Dialog kritis yang dimoderatori Pascal (18) mahasiswa Ekonomi semester 1 UNSRI tersebut, dilaksanakan di Taman Publik POM IX (Depan TVRI) pada Sabtu (9/7/22) dimulai pukul 15.30 sampai dengan 17.30 WIB. Diskusi turut dihadiri Direktur Spora Institute JJ Polong, memancing peserta yang hadir untuk lebih teliti memaknai pemikiran Engels di hari ini.
Hal tersebut senada dengan Yogi. Mengajak memahami teks Engels dengan tidak memisahkan realitas yang melatarbelakanginya. Yogi juga menerangkan, kritik Engels atas Kapitalisme masih sangat relevan.
“Buku ini memberikan pemahaman atas teks Engels. Membantu setiap pembaca untuk membangun nalar kritis atas perkembangan Kapitalisme hari ini.
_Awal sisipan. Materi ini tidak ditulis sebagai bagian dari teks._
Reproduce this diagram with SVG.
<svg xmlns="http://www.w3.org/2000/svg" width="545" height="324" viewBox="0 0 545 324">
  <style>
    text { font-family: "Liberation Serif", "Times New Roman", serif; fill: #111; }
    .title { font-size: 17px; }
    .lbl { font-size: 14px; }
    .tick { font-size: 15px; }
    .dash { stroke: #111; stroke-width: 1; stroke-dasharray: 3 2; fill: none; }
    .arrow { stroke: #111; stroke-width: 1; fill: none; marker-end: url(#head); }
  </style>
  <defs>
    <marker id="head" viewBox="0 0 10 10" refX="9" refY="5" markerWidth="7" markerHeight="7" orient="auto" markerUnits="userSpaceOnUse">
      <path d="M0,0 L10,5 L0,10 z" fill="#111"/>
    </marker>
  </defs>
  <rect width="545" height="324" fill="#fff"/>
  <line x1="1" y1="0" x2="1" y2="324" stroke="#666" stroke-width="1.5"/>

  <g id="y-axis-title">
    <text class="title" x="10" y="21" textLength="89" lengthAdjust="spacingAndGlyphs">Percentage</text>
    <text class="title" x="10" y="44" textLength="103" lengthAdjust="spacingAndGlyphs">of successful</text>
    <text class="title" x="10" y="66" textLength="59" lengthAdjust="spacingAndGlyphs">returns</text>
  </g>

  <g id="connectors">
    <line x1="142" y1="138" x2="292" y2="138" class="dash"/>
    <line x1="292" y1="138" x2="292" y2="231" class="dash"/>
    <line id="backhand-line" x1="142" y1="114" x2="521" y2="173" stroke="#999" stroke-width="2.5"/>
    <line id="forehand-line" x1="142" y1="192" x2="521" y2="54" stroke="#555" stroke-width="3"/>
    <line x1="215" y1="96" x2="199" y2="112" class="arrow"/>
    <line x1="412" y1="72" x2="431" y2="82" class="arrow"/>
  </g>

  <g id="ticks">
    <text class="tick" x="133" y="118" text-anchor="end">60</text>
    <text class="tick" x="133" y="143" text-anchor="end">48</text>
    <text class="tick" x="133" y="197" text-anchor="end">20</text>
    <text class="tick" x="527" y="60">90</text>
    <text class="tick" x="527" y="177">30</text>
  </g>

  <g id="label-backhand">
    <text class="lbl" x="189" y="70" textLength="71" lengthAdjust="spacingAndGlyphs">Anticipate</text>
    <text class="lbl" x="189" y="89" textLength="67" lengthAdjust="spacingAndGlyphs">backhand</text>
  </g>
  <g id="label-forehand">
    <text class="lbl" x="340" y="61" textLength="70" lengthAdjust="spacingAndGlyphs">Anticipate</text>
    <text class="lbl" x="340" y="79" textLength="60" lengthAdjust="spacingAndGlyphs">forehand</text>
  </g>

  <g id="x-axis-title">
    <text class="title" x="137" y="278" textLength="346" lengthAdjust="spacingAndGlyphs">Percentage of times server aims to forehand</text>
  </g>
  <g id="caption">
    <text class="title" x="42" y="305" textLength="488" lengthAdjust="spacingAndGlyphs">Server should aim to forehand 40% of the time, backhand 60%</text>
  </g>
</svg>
Pemikiran kritis Engels pada zamannya masih relevan untuk dikaji. Sains dan teknologi tentu berbeda di zaman Engels, kritik terhadap Kapitalisme di hari ini tidak dapat dilihat secara parsial. Nah, pemikiran Engels memberikan keterhubungan secara holistik untuk memahami niat Kapitalisme di masa itu dan pada abad-21 sekarang.” Kata Yogi penggiat diskusi di kalangan kelompok marjinal, pembedah buku berisi 9 artikel Pemikiran dan kritik Engels yang dianalisa oleh ilmuwan sosial Indonesia.
Berbeda dengan Ibnu (21), lebih ingin mendalami pemikiran Engels mengamati sistem feodalistik yang menindas perempuan. Kemajuan sains dan teknologi di Indonesia masih dibuntuti kultur feodalistik yang semakin membuat perempuan terpenjara dalam kesadaran palsu.
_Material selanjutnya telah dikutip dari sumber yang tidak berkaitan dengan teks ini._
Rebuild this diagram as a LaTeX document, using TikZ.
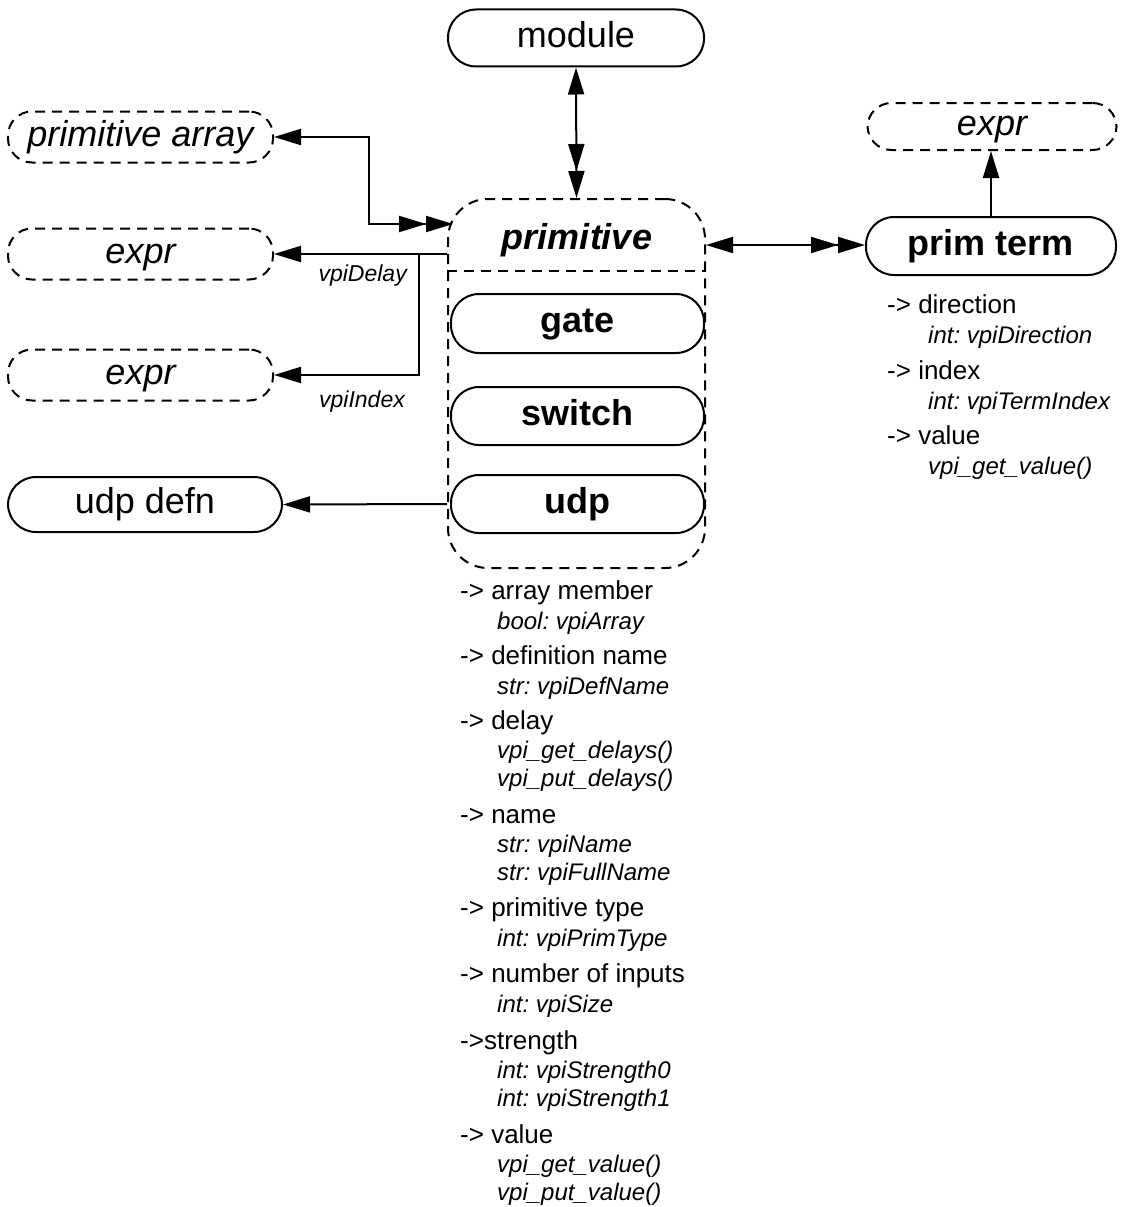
\documentclass[tikz,border=0pt]{standalone}
\usepackage{fontspec}
\setmainfont{Liberation Sans}
\usetikzlibrary{arrows.meta}
\frenchspacing

\tikzset{
  >={Triangle[length=27pt,width=16pt]},
  objbox/.style={draw, line width=2pt, inner sep=0pt, text height=26pt, text depth=7.2pt, font=\fontsize{36}{40}\selectfont},
  solidbox/.style={objbox, rounded corners=28pt},
  boldbox/.style={solidbox, font=\fontsize{36}{40}\selectfont\bfseries},
  dashbox/.style={objbox, dash pattern=on 10pt off 7pt, rounded corners=24pt, font=\fontsize{36}{40}\selectfont\itshape},
  conn/.style={line width=2pt},
  prop/.style={anchor=west, inner sep=0pt, text height=19.5pt, text depth=5.7pt, font=\fontsize{26}{30}\selectfont},
  propval/.style={anchor=west, inner sep=0pt, text height=18pt, text depth=5.3pt, font=\fontsize{24}{28}\selectfont\itshape},
  rellabel/.style={anchor=east, inner sep=0pt, text height=17pt, text depth=5pt, font=\fontsize{23}{26}\selectfont\itshape}
}

\begin{document}
\begin{tikzpicture}[x=1pt, y=-1pt]
  \useasboundingbox (0,0) rectangle (1123,1207);
  % Top object
  \node[solidbox, minimum width=256, minimum height=57] (module) at (576,38) {module};
  % Left objects
  \node[dashbox, minimum width=265, minimum height=51] (parray) at (140.5,137) {primitive array};
  \node[dashbox, minimum width=265, minimum height=51] (delayexpr) at (140.5,254) {expr};
  \node[dashbox, minimum width=265, minimum height=51] (indexexpr) at (140.5,375) {expr};
  \node[solidbox, minimum width=274, minimum height=55] (udpdefn) at (145,504.5) {udp defn};
  % Primitive class with its members
  \node[draw, line width=2pt, dash pattern=on 10pt off 7pt, rounded corners=40pt, minimum width=257, minimum height=369] (primitive) at (576.5,383.5) {};
  \node[inner sep=0pt, text height=26pt, text depth=7.2pt, font=\fontsize{36}{40}\selectfont\bfseries\itshape] (primlabel) at (577,240) {primitive};
  \draw[line width=2pt, dash pattern=on 10pt off 7pt] (primitive.west |- 0,271) -- (primitive.east |- 0,271);
  \node[boldbox, minimum width=253, minimum height=59] (gate) at (577.5,323.5) {gate};
  \node[boldbox, minimum width=253, minimum height=58] (switch) at (577.5,416) {switch};
  \node[boldbox, minimum width=253, minimum height=58] (udp) at (577.5,504) {udp};
  % Right objects
  \node[dashbox, minimum width=249, minimum height=47] (termexpr) at (992,126.5) {expr};
  \node[boldbox, minimum width=250, minimum height=58] (primterm) at (991,246) {prim term};

  % Connectors
  \coordinate (pa-in) at (453,224);
  \coordinate (delay-br) at (419,254);
  \draw[conn, <->>] (module.south) -- (primitive.north);
  \draw[conn, <->>] (parray.east) -- ++(95,0) |- (pa-in);
  \draw[conn, ->] (primitive.west |- delayexpr) -- (delayexpr.east);
  \draw[conn, ->] (delay-br) |- (indexexpr.east);
  \draw[conn, ->] (primitive.west |- udp) -- (udpdefn.east);
  \draw[conn, <->>] (primitive.east |- 0,245) -- (primterm.west |- 0,245);
  \draw[conn, ->] (primterm.north) -- (primterm.north |- termexpr.south);
  \node[rellabel] (delaylab) at (407,275) {vpiDelay};
  \node[rellabel] (indexlab) at (405,401) {vpiIndex};

  % Prim term properties
  \foreach \y/\t [count=\i] in {307/{-> direction}, 373/{-> index}, 438/{-> value}}
    \node[prop] (tp\i) at (887,\y) {\t};
  \foreach \y/\t [count=\i] in {337/{int: vpiDirection}, 403/{int: vpiTermIndex}, 468/{vpi\_get\_value()}}
    \node[propval] (tv\i) at (928,\y) {\t};

  % Primitive properties
  \foreach \y/\t [count=\i] in {593/{-> array member}, 658/{-> definition name}, 723/{-> delay},
      817/{-> name}, 910/{-> primitive type}, 976/{-> number of inputs}, 1043/{->strength}, 1137/{-> value}}
    \node[prop] (pp\i) at (460,\y) {\t};
  \foreach \y/\t [count=\i] in {623/{bool: vpiArray}, 688/{str: vpiDefName}, 752/{vpi\_get\_delays()},
      780/{vpi\_put\_delays()}, 846/{str: vpiName}, 874/{str: vpiFullName}, 940/{int: vpiPrimType},
      1006/{int: vpiSize}, 1072/{int: vpiStrength0}, 1100/{int: vpiStrength1},
      1166/{vpi\_get\_value()}, 1194/{vpi\_put\_value()}}
    \node[propval] (pv\i) at (497,\y) {\t};
\end{tikzpicture}
\end{document}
“Saya lebih tertarik dengan kritik Engels terhadap sistem feodalistik yang menindas kaum perempuan. Pisau analisis ilmuwan sosial yang telah menerbitkan 500 artikel kritis di berbagai koran Eropa tesebut begitu tajam, argumennya yang menyatakan esensi penindasan perempuan disebabkan karena terjadinya justifkasi di wilayah domestik masih dapat dikembangkan lagi dengan keterhubungan konteks masyarakat modern di hari ini.” Ucap Ibnu (21) mahasiswa UIN Raden Fatah jurusan Tafsir Al-Quran, yang telah mempelajari Filsafat sejak di bangku SMA.